# Task instructions:
Please write out the lines of the data exactly, beginning with the first and ending with the line containing "best_f = 48.5"; leave the pictures behind.

──────── Available data

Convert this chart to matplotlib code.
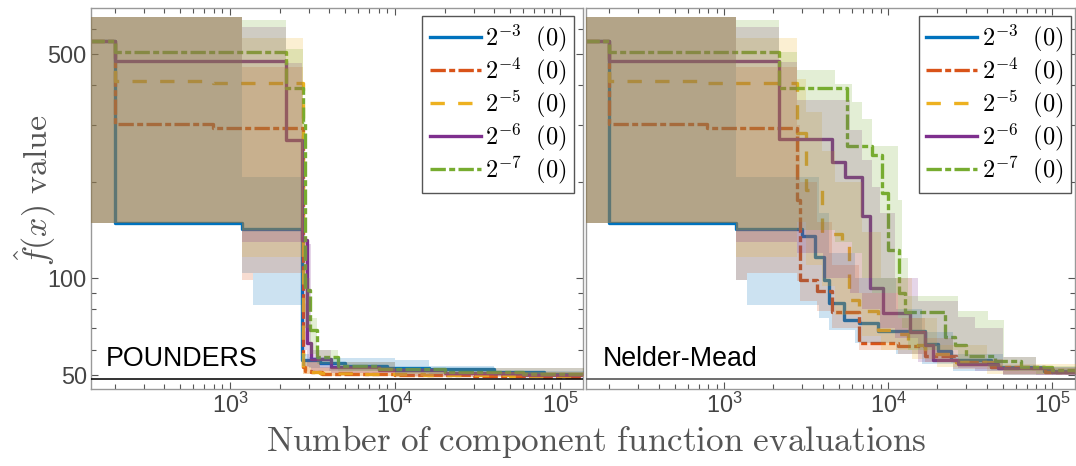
import numpy as np
import matplotlib.pyplot as plt
from matplotlib.ticker import FixedLocator, FuncFormatter, LogLocator, NullFormatter

plt.rcParams['font.family'] = ['Liberation Sans', 'DejaVu Sans']
plt.rcParams['mathtext.fontset'] = 'cm'

colors = ['#0072BD', '#D95319', '#EDB120', '#7E2F8E', '#77AC30']
labels = [r'$2^{-3}\ \ (0)$', r'$2^{-4}\ \ (0)$', r'$2^{-5}\ \ (0)$',
          r'$2^{-6}\ \ (0)$', r'$2^{-7}\ \ (0)$']
best_f = 48.5

# ---- POUNDERS: step lines (x, y) and quantile bands (bx, lo, hi)
pou3_x = [140, 200, 1180, 2750, 3500, 5000, 9000, 16000, 40000, 80000]
pou3_y = [549, 148.6, 142.3, 55.7, 54.5, 53.5, 52.6, 52, 51.2, 50.5]
pou3_bx = [140, 1180, 1380, 2750, 3000, 4000, 10000, 16000, 40000]
pou3_lo = [148.6, 104, 82.6, 53.5, 52.5, 51.5, 50.8, 50.2, 49.6]
pou3_hi = [655, 207, 207, 58, 57, 56.5, 55.5, 53.5, 51.5]

pou4_x = [140, 200, 793, 2770, 2850, 3100, 3600, 5000, 10000, 30000, 80000]
pou4_y = [549, 302, 294, 53, 51.5, 51, 50.5, 50.2, 49.9, 49.6, 49.4]
pou4_bx = [140, 1180, 1380, 2770, 3500, 10000]
pou4_lo = [148.6, 98.9, 104, 50.5, 49.8, 49.2]
pou4_hi = [655, 457, 457, 56, 53, 51]

pou5_x = [140, 200, 793, 2770, 2900, 3500, 6000, 15000, 50000]
pou5_y = [549, 413, 408, 52, 51, 50.6, 50.2, 49.9, 49.5]
pou5_bx = [140, 1180, 2770, 3500, 10000]
pou5_lo = [148.6, 117, 50.3, 49.8, 49.2]
pou5_hi = [655, 561, 55, 52.5, 51]

pou6_x = [140, 200, 793, 2176, 2750, 2920, 3120, 4075, 8000, 20000, 60000]
pou6_y = [549, 477, 475, 270, 131.6, 63, 56, 53, 51.8, 50.8, 50.1]
pou6_bx = [140, 1180, 2176, 2750, 2920, 3120, 4075, 10000]
pou6_lo = [148.6, 130, 130, 60, 53, 51.5, 50.8, 49.8]
pou6_hi = [655, 610, 470, 135, 128, 60, 55, 52.5]

pou7_x = [140, 200, 2176, 2790, 2870, 3070, 3380, 4500, 8000, 20000, 60000]
pou7_y = [549, 509, 392, 308, 92, 69, 57, 53.5, 52, 51, 50.3]
pou7_bx = [140, 1180, 2176, 2790, 2870, 3070, 3380, 4500, 10000]
pou7_lo = [148.6, 142, 142, 95, 70, 58, 54, 51.5, 50.5]
pou7_hi = [655, 640, 520, 320, 100, 75, 60, 55, 52.5]

# ---- Nelder-Mead
nm3_x = [140, 200, 1182, 3000, 3610, 4060, 4350, 5360, 6610, 8720, 16700, 20200, 24200, 42400, 89500]
nm3_y = [549, 148.6, 142.3, 136, 117, 98.9, 83.7, 74.1, 72.5, 68.5, 62.3, 59.5, 55.7, 53, 51.4]
nm3_bx = [140, 1182, 1378, 3780, 4350, 6300, 11200, 16000, 25000, 50000]
nm3_lo = [148.6, 99, 82.6, 75, 69, 63, 58, 54, 51.5, 50]
nm3_hi = [655, 207, 207, 160, 120, 100, 80, 68, 58, 53]

nm4_x = [140, 200, 789, 2767, 2925, 3690, 4550, 6610, 11500, 16700, 26000, 42400, 90000]
nm4_y = [549, 302, 294, 175.6, 98.9, 91.5, 78.8, 63.0, 61.7, 57.3, 55, 53.1, 51]
nm4_bx = [140, 1182, 1378, 2767, 2925, 3690, 4550, 6610, 11500, 16700, 25000, 50000]
nm4_lo = [148.6, 99, 104, 98, 85, 79, 70, 60, 58, 55, 52, 50]
nm4_hi = [655, 457, 457, 300, 200, 150, 110, 90, 75, 65, 56, 52.5]

nm5_x = [140, 200, 789, 2767, 3140, 3960, 5230, 5740, 6610, 8720, 11200, 13300, 16700, 24000, 45000, 90000]
nm5_y = [549, 413, 408, 285, 189, 138, 126, 85.7, 79, 69, 67, 62, 58, 55, 52.5, 51]
nm5_bx = [140, 1182, 2767, 3140, 3960, 4760, 6920, 9000, 14000, 20000, 40000]
nm5_lo = [148.6, 117, 150, 110, 95, 77, 66, 60, 56, 53, 50.5]
nm5_hi = [655, 561, 420, 330, 250, 200, 140, 100, 75, 62, 54]

nm6_x = [140, 200, 789, 2163, 4550, 5480, 6920, 7780, 9370, 13600, 16700, 18800, 26700, 46500, 100000]
nm6_y = [549, 477, 475, 271.6, 231, 207.6, 156, 93.1, 77.8, 68.2, 62.1, 55.7, 54.0, 52.6, 51]
nm6_bx = [140, 1182, 2163, 2790, 4000, 5890, 6920, 7950, 8930, 11000, 15300, 26700, 33700, 50000, 80000]
nm6_lo = [148.6, 130, 130, 120, 100, 90, 80, 80, 70, 65, 55, 52.5, 51.5, 50.5, 50]
nm6_hi = [655, 610, 474, 361, 361, 290, 234, 193, 160, 100, 85, 76, 70, 57, 53]

nm7_x = [140, 200, 2163, 5610, 7960, 9140, 9980, 11600, 12700, 22150, 25500, 30000, 45000, 65000, 100000]
nm7_y = [549, 509, 392, 259, 242.6, 185, 122.8, 90.0, 78.5, 65.8, 62, 57.3, 55.4, 53.1, 51.7]
nm7_bx = [140, 1182, 2163, 2790, 4780, 6000, 6920, 7950, 11500, 12080, 13300, 26700, 40500, 51200, 80000]
nm7_lo = [148.6, 142, 142, 142, 130, 120, 100, 90, 75, 70, 60, 54, 53, 51.5, 50.5]
nm7_hi = [655, 640, 509, 447, 405, 356, 313, 258, 176, 116, 88, 79, 74, 57, 53.5]

pou = [(pou3_x, pou3_y, pou3_bx, pou3_lo, pou3_hi),
       (pou4_x, pou4_y, pou4_bx, pou4_lo, pou4_hi),
       (pou5_x, pou5_y, pou5_bx, pou5_lo, pou5_hi),
       (pou6_x, pou6_y, pou6_bx, pou6_lo, pou6_hi),
       (pou7_x, pou7_y, pou7_bx, pou7_lo, pou7_hi)]
nm = [(nm3_x, nm3_y, nm3_bx, nm3_lo, nm3_hi),
      (nm4_x, nm4_y, nm4_bx, nm4_lo, nm4_hi),
      (nm5_x, nm5_y, nm5_bx, nm5_lo, nm5_hi),
      (nm6_x, nm6_y, nm6_bx, nm6_lo, nm6_hi),
      (nm7_x, nm7_y, nm7_bx, nm7_lo, nm7_hi)]

styles = ['-', (0, (4.6, 1.0, 1.8, 1.0)), (0, (4.3, 4.0)), '-', (0, (4.6, 1.0, 1.8, 1.0))]
XMIN, XMAX = 144, 1.38e5
X_END = 2e5

fig = plt.figure(figsize=(10.76, 4.66), dpi=100)
ax1 = fig.add_axes([91 / 1076, 77 / 466, 492 / 1076, 381 / 466])
ax2 = fig.add_axes([586 / 1076, 77 / 466, 489 / 1076, 381 / 466])

tick_col = '#444444'
for ax, series, name, hcol in [(ax1, pou, 'POUNDERS', '#111111'), (ax2, nm, 'Nelder-Mead', '#555555')]:
    for (x, y, bx, lo, hi), c, ls, lab in zip(series, colors, styles, labels):
        ax.step(np.append(x, X_END), np.append(y, y[-1]), where='post',
                color=c, ls=ls, lw=2.4, label=lab, zorder=2)
        ax.fill_between(np.append(bx, X_END), np.append(lo, lo[-1]), np.append(hi, hi[-1]),
                        step='post', color=c, alpha=0.2, lw=0, zorder=3)
    ax.axhline(best_f, color=hcol, lw=1.2, zorder=4)
    ax.set_xscale('log')
    ax.set_yscale('log')
    ax.set_xlim(XMIN, XMAX)
    ax.set_ylim(45.2, 697)

    ax.xaxis.set_major_locator(LogLocator(base=10))
    ax.xaxis.set_minor_locator(LogLocator(base=10, subs=np.arange(2, 10)))
    ax.xaxis.set_major_formatter(FuncFormatter(lambda v, p: r'$\mathregular{10^{%d}}$' % round(np.log10(v))))
    ax.xaxis.set_minor_formatter(NullFormatter())
    ax.yaxis.set_major_locator(FixedLocator([50, 100, 500]))
    ax.yaxis.set_minor_locator(FixedLocator([60, 70, 80, 90, 200, 300, 400, 600]))
    ax.yaxis.set_major_formatter(FuncFormatter(lambda v, p: f'{v:g}'))
    ax.yaxis.set_minor_formatter(NullFormatter())

    ax.tick_params(which='both', direction='in', top=True, right=True,
                   color='#555555', labelcolor=tick_col, labelsize=16.8, width=0.8)
    ax.tick_params(which='major', length=5, pad=3)
    ax.tick_params(which='minor', length=3.5)
    for s in ax.spines.values():
        s.set_color('#999999')
        s.set_linewidth(1.0)

    ax.text(0.029 if ax is ax1 else 0.035, 0.06, name, transform=ax.transAxes,
            fontsize=19.3, va='baseline', ha='left', color='black', zorder=6)

    leg = ax.legend(loc='upper right', bbox_to_anchor=(0.982 if ax is ax1 else 0.991, 0.98),
                    borderaxespad=0, fontsize=17.5, frameon=True, fancybox=False,
                    edgecolor='#555555', framealpha=1, handlelength=2.1,
                    handletextpad=0.2, labelspacing=0.05, borderpad=0.3)
    leg.get_frame().set_linewidth(1.0)
    leg.set_zorder(10)

ax2.tick_params(axis='y', which='both', left=False, labelleft=False)

fig.text(35 / 1076, 1 - 190 / 466, r'$\hat{f}(x)\ \mathrm{value}$', rotation=90,
         ha='center', va='center', fontsize=24.5, color='#555555')
fig.text(596 / 1076, 15 / 466, r'$\mathrm{Number\ of\ component\ function\ evaluations}$',
         ha='center', va='baseline', fontsize=25.3, color='#555555')

fig.savefig('out.png', dpi=100)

────────────────

# Full response:
Convert this chart to matplotlib code.
import numpy as np
import matplotlib.pyplot as plt
from matplotlib.ticker import FixedLocator, FuncFormatter, LogLocator, NullFormatter

plt.rcParams['font.family'] = ['Liberation Sans', 'DejaVu Sans']
plt.rcParams['mathtext.fontset'] = 'cm'

colors = ['#0072BD', '#D95319', '#EDB120', '#7E2F8E', '#77AC30']
labels = [r'$2^{-3}\ \ (0)$', r'$2^{-4}\ \ (0)$', r'$2^{-5}\ \ (0)$',
          r'$2^{-6}\ \ (0)$', r'$2^{-7}\ \ (0)$']
best_f = 48.5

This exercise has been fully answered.